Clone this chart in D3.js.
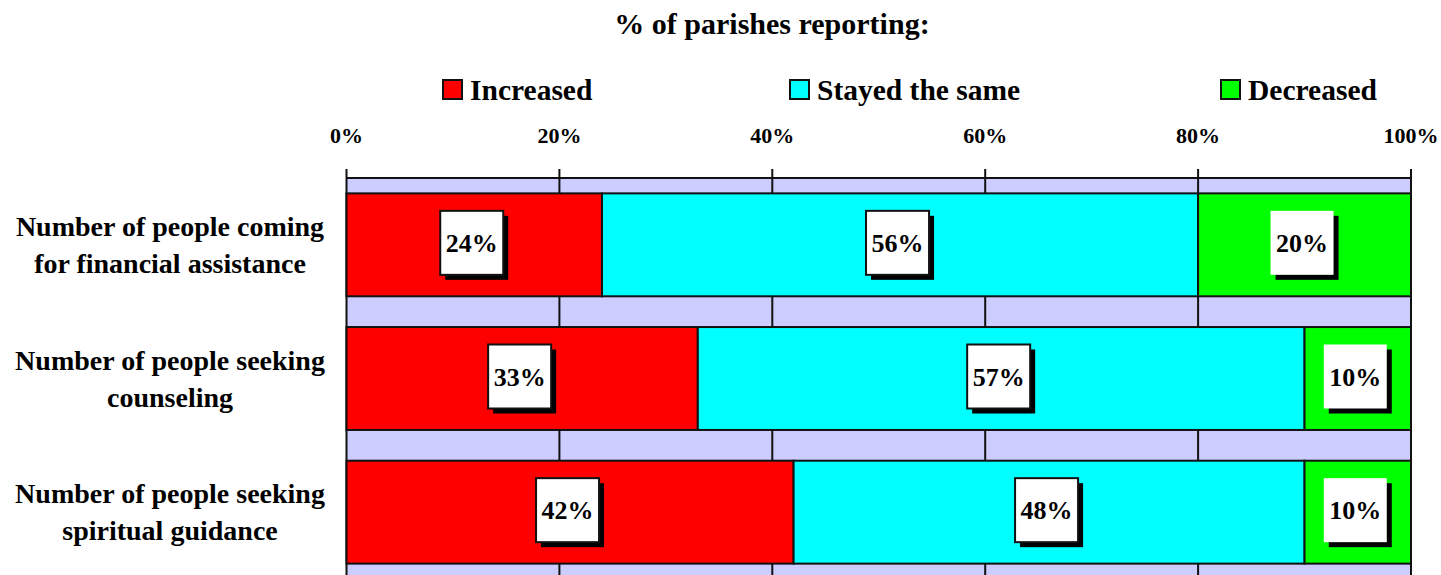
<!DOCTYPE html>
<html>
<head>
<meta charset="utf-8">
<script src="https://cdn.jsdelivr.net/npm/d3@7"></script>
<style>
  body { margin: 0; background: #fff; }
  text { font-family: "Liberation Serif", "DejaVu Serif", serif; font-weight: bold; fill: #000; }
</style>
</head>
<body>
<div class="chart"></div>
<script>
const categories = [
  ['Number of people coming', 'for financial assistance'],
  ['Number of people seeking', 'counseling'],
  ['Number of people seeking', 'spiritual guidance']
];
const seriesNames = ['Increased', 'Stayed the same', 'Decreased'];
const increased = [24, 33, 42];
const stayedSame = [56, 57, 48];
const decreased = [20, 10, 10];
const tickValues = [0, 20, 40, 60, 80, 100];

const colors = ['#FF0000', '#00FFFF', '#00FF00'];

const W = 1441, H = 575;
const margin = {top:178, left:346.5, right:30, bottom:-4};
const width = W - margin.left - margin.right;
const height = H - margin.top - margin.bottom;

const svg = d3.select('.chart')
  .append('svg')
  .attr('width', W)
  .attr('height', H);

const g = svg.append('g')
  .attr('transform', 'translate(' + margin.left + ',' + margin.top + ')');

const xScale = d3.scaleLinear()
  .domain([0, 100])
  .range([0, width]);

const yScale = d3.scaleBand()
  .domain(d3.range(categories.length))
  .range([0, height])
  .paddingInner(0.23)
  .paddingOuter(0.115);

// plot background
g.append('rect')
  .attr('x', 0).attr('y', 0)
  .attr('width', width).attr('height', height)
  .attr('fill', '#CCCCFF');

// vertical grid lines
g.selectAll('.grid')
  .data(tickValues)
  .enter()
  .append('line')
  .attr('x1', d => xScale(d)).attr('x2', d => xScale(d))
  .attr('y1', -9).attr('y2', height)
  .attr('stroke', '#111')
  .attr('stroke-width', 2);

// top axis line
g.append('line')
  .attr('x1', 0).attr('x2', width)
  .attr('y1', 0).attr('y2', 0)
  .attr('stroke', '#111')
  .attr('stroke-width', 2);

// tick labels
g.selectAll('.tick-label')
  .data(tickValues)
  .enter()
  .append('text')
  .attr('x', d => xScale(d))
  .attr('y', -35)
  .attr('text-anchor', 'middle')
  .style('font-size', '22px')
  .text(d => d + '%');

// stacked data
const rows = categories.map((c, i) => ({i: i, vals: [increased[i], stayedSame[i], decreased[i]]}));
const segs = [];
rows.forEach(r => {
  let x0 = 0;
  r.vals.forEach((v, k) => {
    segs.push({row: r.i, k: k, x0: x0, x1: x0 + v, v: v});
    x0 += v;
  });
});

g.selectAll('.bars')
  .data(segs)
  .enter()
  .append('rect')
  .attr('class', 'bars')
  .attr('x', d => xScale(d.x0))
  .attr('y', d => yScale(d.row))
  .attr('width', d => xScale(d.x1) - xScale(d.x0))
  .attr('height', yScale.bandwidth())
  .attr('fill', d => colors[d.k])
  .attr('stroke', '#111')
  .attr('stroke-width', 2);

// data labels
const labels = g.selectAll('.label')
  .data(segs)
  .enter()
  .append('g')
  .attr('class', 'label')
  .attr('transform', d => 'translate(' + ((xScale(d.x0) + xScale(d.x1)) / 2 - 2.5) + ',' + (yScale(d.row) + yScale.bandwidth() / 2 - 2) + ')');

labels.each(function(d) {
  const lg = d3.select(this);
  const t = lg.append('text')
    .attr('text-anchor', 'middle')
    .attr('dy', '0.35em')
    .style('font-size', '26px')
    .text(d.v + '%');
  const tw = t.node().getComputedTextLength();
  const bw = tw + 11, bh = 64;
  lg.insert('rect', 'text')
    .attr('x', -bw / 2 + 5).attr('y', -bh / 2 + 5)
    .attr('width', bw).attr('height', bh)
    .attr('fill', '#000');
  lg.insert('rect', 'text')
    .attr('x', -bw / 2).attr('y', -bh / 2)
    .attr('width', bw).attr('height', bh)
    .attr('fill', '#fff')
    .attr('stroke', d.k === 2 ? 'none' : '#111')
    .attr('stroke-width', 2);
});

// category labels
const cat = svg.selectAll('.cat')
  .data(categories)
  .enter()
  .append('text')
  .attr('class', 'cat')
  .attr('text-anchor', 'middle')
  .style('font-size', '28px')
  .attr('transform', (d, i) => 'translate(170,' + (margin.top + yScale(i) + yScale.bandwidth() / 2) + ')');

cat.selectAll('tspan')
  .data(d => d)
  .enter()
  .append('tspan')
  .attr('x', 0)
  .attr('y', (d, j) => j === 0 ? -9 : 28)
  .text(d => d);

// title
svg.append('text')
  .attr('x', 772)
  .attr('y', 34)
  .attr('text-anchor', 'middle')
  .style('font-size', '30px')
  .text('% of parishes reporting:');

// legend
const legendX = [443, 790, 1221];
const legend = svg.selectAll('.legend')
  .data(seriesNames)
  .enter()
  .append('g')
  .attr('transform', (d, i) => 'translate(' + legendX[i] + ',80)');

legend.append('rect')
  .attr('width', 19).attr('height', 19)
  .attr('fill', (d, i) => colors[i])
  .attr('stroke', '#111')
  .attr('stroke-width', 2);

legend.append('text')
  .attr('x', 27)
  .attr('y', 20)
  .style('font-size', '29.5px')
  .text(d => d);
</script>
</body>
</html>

Task ▸
Write the material out again exactly as it appears, dropping the pictures.

Exercise result ▸
Clone this chart in D3.js.
<!DOCTYPE html>
<html>
<head>
<meta charset="utf-8">
<script src="https://cdn.jsdelivr.net/npm/d3@7"></script>
<style>
  body { margin: 0; background: #fff; }
  text { font-family: "Liberation Serif", "DejaVu Serif", serif; font-weight: bold; fill: #000; }
</style>
</head>
<body>
<div class="chart"></div>
<script>
const categories = [
  ['Number of people coming', 'for financial assistance'],
  ['Number of people seeking', 'counseling'],
  ['Number of people seeking', 'spiritual guidance']
];
const seriesNames = ['Increased', 'Stayed the same', 'Decreased'];
const increased = [24, 33, 42];
const stayedSame = [56, 57, 48];
const decreased = [20, 10, 10];
const tickValues = [0, 20, 40, 60, 80, 100];

const colors = ['#FF0000', '#00FFFF', '#00FF00'];

const W = 1441, H = 575;
const margin = {top:178, left:346.5, right:30, bottom:-4};
const width = W - margin.left - margin.right;
const height = H - margin.top - margin.bottom;

const svg = d3.select('.chart')
  .append('svg')
  .attr('width', W)
  .attr('height', H);

const g = svg.append('g')
  .attr('transform', 'translate(' + margin.left + ',' + margin.top + ')');

const xScale = d3.scaleLinear()
  .domain([0, 100])
  .range([0, width]);

const yScale = d3.scaleBand()
  .domain(d3.range(categories.length))
  .range([0, height])
  .paddingInner(0.23)
  .paddingOuter(0.115);

// plot background
g.append('rect')
  .attr('x', 0).attr('y', 0)
  .attr('width', width).attr('height', height)
  .attr('fill', '#CCCCFF');

// vertical grid lines
g.selectAll('.grid')
  .data(tickValues)
  .enter()
  .append('line')
  .attr('x1', d => xScale(d)).attr('x2', d => xScale(d))
  .attr('y1', -9).attr('y2', height)
  .attr('stroke', '#111')
  .attr('stroke-width', 2);

// top axis line
g.append('line')
  .attr('x1', 0).attr('x2', width)
  .attr('y1', 0).attr('y2', 0)
  .attr('stroke', '#111')
  .attr('stroke-width', 2);

// tick labels
g.selectAll('.tick-label')
  .data(tickValues)
  .enter()
  .append('text')
  .attr('x', d => xScale(d))
  .attr('y', -35)
  .attr('text-anchor', 'middle')
  .style('font-size', '22px')
  .text(d => d + '%');

// stacked data
const rows = categories.map((c, i) => ({i: i, vals: [increased[i], stayedSame[i], decreased[i]]}));
const segs = [];
rows.forEach(r => {
  let x0 = 0;
  r.vals.forEach((v, k) => {
    segs.push({row: r.i, k: k, x0: x0, x1: x0 + v, v: v});
    x0 += v;
  });
});

g.selectAll('.bars')
  .data(segs)
  .enter()
  .append('rect')
  .attr('class', 'bars')
  .attr('x', d => xScale(d.x0))
  .attr('y', d => yScale(d.row))
  .attr('width', d => xScale(d.x1) - xScale(d.x0))
  .attr('height', yScale.bandwidth())
  .attr('fill', d => colors[d.k])
  .attr('stroke', '#111')
  .attr('stroke-width', 2);

// data labels
const labels = g.selectAll('.label')
  .data(segs)
  .enter()
  .append('g')
  .attr('class', 'label')
  .attr('transform', d => 'translate(' + ((xScale(d.x0) + xScale(d.x1)) / 2 - 2.5) + ',' + (yScale(d.row) + yScale.bandwidth() / 2 - 2) + ')');

labels.each(function(d) {
  const lg = d3.select(this);
  const t = lg.append('text')
    .attr('text-anchor', 'middle')
    .attr('dy', '0.35em')
    .style('font-size', '26px')
    .text(d.v + '%');
  const tw = t.node().getComputedTextLength();
  const bw = tw + 11, bh = 64;
  lg.insert('rect', 'text')
    .attr('x', -bw / 2 + 5).attr('y', -bh / 2 + 5)
    .attr('width', bw).attr('height', bh)
    .attr('fill', '#000');
  lg.insert('rect', 'text')
    .attr('x', -bw / 2).attr('y', -bh / 2)
    .attr('width', bw).attr('height', bh)
    .attr('fill', '#fff')
    .attr('stroke', d.k === 2 ? 'none' : '#111')
    .attr('stroke-width', 2);
});

// category labels
const cat = svg.selectAll('.cat')
  .data(categories)
  .enter()
  .append('text')
  .attr('class', 'cat')
  .attr('text-anchor', 'middle')
  .style('font-size', '28px')
  .attr('transform', (d, i) => 'translate(170,' + (margin.top + yScale(i) + yScale.bandwidth() / 2) + ')');

cat.selectAll('tspan')
  .data(d => d)
  .enter()
  .append('tspan')
  .attr('x', 0)
  .attr('y', (d, j) => j === 0 ? -9 : 28)
  .text(d => d);

// title
svg.append('text')
  .attr('x', 772)
  .attr('y', 34)
  .attr('text-anchor', 'middle')
  .style('font-size', '30px')
  .text('% of parishes reporting:');

// legend
const legendX = [443, 790, 1221];
const legend = svg.selectAll('.legend')
  .data(seriesNames)
  .enter()
  .append('g')
  .attr('transform', (d, i) => 'translate(' + legendX[i] + ',80)');

legend.append('rect')
  .attr('width', 19).attr('height', 19)
  .attr('fill', (d, i) => colors[i])
  .attr('stroke', '#111')
  .attr('stroke-width', 2);

legend.append('text')
  .attr('x', 27)
  .attr('y', 20)
  .style('font-size', '29.5px')
  .text(d => d);
</script>
</body>
</html>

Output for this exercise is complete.